Problem. Reproduce the lines of the material exactly, excluding every image.

Stored data.
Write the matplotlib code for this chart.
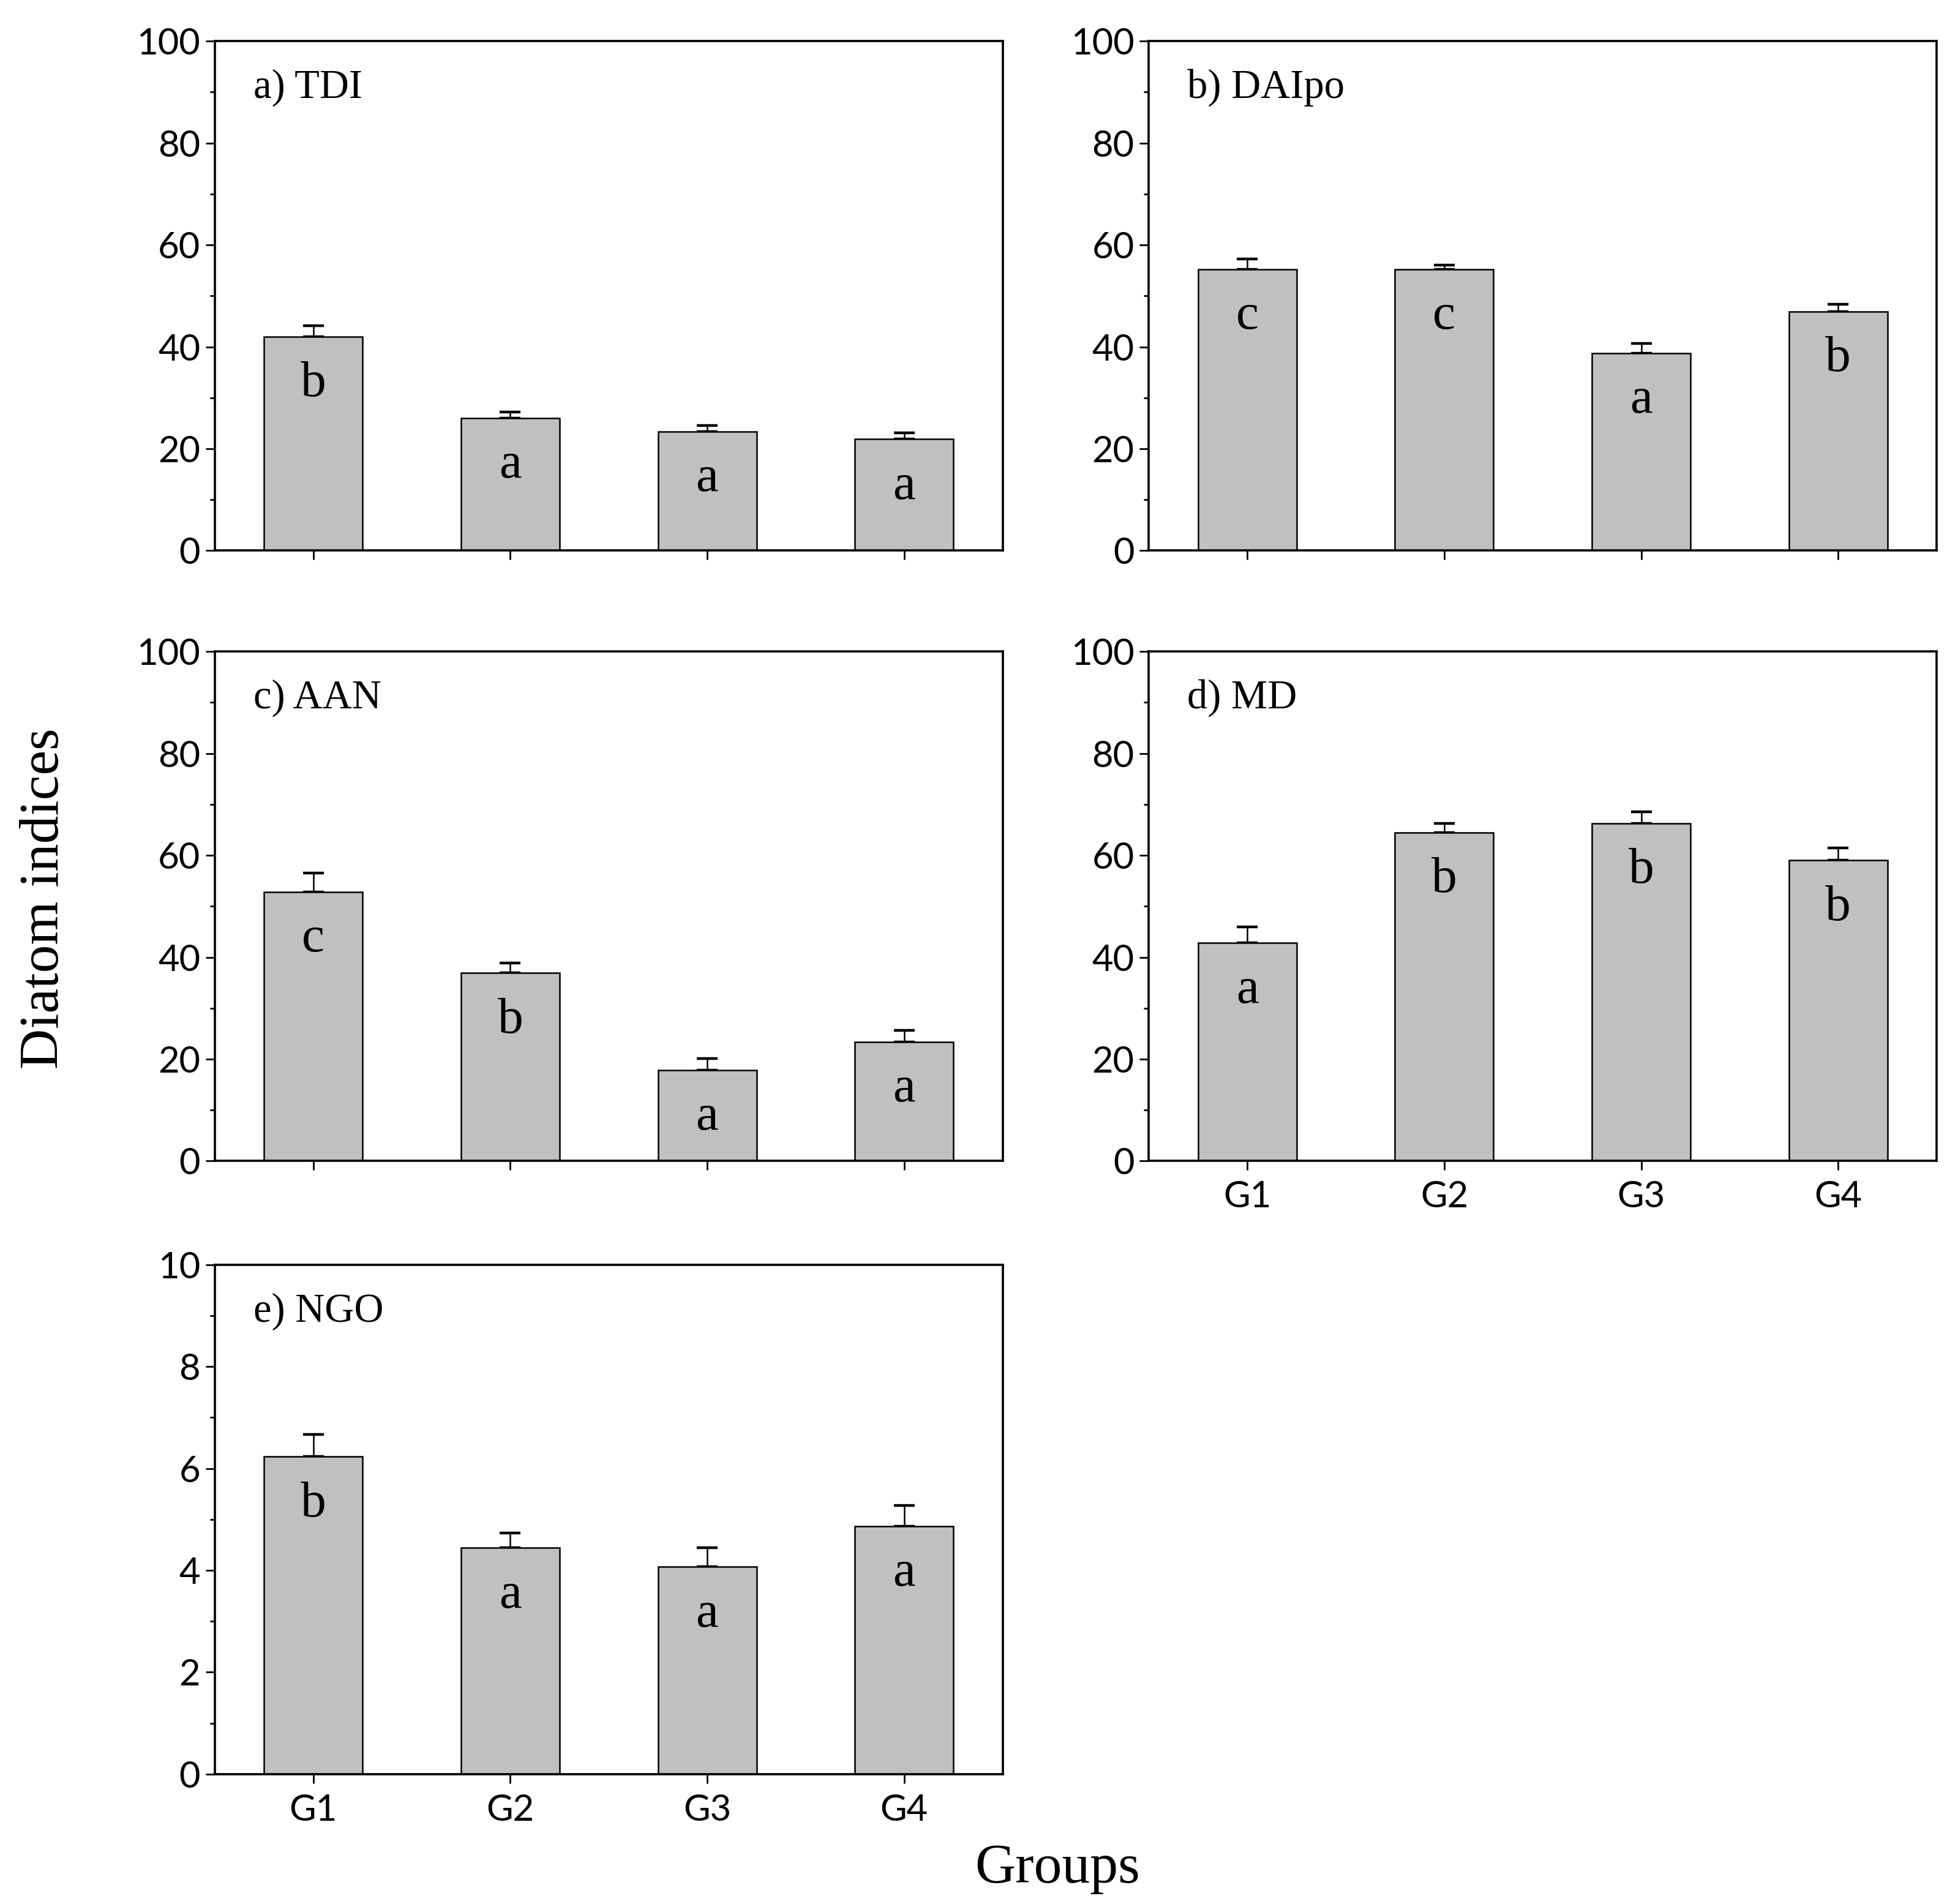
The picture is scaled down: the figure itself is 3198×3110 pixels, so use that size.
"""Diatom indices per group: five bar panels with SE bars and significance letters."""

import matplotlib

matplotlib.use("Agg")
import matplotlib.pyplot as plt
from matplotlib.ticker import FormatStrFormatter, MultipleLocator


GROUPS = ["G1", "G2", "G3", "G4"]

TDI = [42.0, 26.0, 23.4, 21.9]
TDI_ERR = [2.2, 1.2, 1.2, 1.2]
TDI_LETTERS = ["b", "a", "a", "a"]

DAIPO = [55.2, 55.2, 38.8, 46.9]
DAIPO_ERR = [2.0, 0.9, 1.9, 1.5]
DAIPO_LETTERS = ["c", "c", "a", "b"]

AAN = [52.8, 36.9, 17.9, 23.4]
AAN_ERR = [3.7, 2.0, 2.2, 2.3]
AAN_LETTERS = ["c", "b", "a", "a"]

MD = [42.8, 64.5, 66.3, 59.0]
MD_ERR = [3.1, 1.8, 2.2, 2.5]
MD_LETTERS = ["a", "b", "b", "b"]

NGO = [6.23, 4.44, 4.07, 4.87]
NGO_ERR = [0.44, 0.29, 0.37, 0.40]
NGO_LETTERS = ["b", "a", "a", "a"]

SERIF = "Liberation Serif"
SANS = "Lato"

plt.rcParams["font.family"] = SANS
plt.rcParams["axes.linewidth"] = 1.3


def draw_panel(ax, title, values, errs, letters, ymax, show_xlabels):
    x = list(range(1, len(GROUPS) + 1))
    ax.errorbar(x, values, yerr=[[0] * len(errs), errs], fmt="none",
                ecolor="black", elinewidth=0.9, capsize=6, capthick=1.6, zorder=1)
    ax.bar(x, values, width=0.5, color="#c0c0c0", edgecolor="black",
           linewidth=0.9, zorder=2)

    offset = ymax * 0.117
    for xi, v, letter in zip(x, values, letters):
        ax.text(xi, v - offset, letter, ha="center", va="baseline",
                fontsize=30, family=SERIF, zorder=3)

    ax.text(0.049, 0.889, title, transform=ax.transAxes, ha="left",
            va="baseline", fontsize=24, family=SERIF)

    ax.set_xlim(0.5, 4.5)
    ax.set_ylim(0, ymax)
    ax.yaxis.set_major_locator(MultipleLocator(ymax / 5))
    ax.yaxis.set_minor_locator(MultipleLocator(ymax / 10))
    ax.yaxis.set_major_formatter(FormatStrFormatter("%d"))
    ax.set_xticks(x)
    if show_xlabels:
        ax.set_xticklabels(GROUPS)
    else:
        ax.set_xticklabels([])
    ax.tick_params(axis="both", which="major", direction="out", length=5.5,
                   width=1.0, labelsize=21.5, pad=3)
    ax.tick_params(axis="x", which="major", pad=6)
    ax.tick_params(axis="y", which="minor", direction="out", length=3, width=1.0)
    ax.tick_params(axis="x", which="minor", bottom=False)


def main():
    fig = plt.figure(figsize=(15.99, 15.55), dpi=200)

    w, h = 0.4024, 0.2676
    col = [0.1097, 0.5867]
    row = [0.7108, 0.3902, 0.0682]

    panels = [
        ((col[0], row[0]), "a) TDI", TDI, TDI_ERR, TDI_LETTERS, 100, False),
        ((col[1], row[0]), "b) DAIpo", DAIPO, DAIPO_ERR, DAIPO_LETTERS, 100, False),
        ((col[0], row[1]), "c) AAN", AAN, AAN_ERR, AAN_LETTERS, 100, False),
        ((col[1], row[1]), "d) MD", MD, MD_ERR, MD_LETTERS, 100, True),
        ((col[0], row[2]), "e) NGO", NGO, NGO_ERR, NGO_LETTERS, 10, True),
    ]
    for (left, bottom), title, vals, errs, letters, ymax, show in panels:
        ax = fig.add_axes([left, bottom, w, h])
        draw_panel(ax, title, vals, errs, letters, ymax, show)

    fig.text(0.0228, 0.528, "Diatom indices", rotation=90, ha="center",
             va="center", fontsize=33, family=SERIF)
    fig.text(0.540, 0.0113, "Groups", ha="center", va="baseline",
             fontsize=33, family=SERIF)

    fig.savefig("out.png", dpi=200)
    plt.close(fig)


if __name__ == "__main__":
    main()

Completed task.
Write the matplotlib code for this chart.
The picture is scaled down: the figure itself is 3198×3110 pixels, so use that size.
"""Diatom indices per group: five bar panels with SE bars and significance letters."""

import matplotlib

matplotlib.use("Agg")
import matplotlib.pyplot as plt
from matplotlib.ticker import FormatStrFormatter, MultipleLocator


GROUPS = ["G1", "G2", "G3", "G4"]

TDI = [42.0, 26.0, 23.4, 21.9]
TDI_ERR = [2.2, 1.2, 1.2, 1.2]
TDI_LETTERS = ["b", "a", "a", "a"]

DAIPO = [55.2, 55.2, 38.8, 46.9]
DAIPO_ERR = [2.0, 0.9, 1.9, 1.5]
DAIPO_LETTERS = ["c", "c", "a", "b"]

AAN = [52.8, 36.9, 17.9, 23.4]
AAN_ERR = [3.7, 2.0, 2.2, 2.3]
AAN_LETTERS = ["c", "b", "a", "a"]

MD = [42.8, 64.5, 66.3, 59.0]
MD_ERR = [3.1, 1.8, 2.2, 2.5]
MD_LETTERS = ["a", "b", "b", "b"]

NGO = [6.23, 4.44, 4.07, 4.87]
NGO_ERR = [0.44, 0.29, 0.37, 0.40]
NGO_LETTERS = ["b", "a", "a", "a"]

SERIF = "Liberation Serif"
SANS = "Lato"

plt.rcParams["font.family"] = SANS
plt.rcParams["axes.linewidth"] = 1.3


def draw_panel(ax, title, values, errs, letters, ymax, show_xlabels):
    x = list(range(1, len(GROUPS) + 1))
    ax.errorbar(x, values, yerr=[[0] * len(errs), errs], fmt="none",
                ecolor="black", elinewidth=0.9, capsize=6, capthick=1.6, zorder=1)
    ax.bar(x, values, width=0.5, color="#c0c0c0", edgecolor="black",
           linewidth=0.9, zorder=2)

    offset = ymax * 0.117
    for xi, v, letter in zip(x, values, letters):
        ax.text(xi, v - offset, letter, ha="center", va="baseline",
                fontsize=30, family=SERIF, zorder=3)

    ax.text(0.049, 0.889, title, transform=ax.transAxes, ha="left",
            va="baseline", fontsize=24, family=SERIF)

    ax.set_xlim(0.5, 4.5)
    ax.set_ylim(0, ymax)
    ax.yaxis.set_major_locator(MultipleLocator(ymax / 5))
    ax.yaxis.set_minor_locator(MultipleLocator(ymax / 10))
    ax.yaxis.set_major_formatter(FormatStrFormatter("%d"))
    ax.set_xticks(x)
    if show_xlabels:
        ax.set_xticklabels(GROUPS)
    else:
        ax.set_xticklabels([])
    ax.tick_params(axis="both", which="major", direction="out", length=5.5,
                   width=1.0, labelsize=21.5, pad=3)
    ax.tick_params(axis="x", which="major", pad=6)
    ax.tick_params(axis="y", which="minor", direction="out", length=3, width=1.0)
    ax.tick_params(axis="x", which="minor", bottom=False)


def main():
    fig = plt.figure(figsize=(15.99, 15.55), dpi=200)

    w, h = 0.4024, 0.2676
    col = [0.1097, 0.5867]
    row = [0.7108, 0.3902, 0.0682]

    panels = [
        ((col[0], row[0]), "a) TDI", TDI, TDI_ERR, TDI_LETTERS, 100, False),
        ((col[1], row[0]), "b) DAIpo", DAIPO, DAIPO_ERR, DAIPO_LETTERS, 100, False),
        ((col[0], row[1]), "c) AAN", AAN, AAN_ERR, AAN_LETTERS, 100, False),
        ((col[1], row[1]), "d) MD", MD, MD_ERR, MD_LETTERS, 100, True),
        ((col[0], row[2]), "e) NGO", NGO, NGO_ERR, NGO_LETTERS, 10, True),
    ]
    for (left, bottom), title, vals, errs, letters, ymax, show in panels:
        ax = fig.add_axes([left, bottom, w, h])
        draw_panel(ax, title, vals, errs, letters, ymax, show)

    fig.text(0.0228, 0.528, "Diatom indices", rotation=90, ha="center",
             va="center", fontsize=33, family=SERIF)
    fig.text(0.540, 0.0113, "Groups", ha="center", va="baseline",
             fontsize=33, family=SERIF)

    fig.savefig("out.png", dpi=200)
    plt.close(fig)


if __name__ == "__main__":
    main()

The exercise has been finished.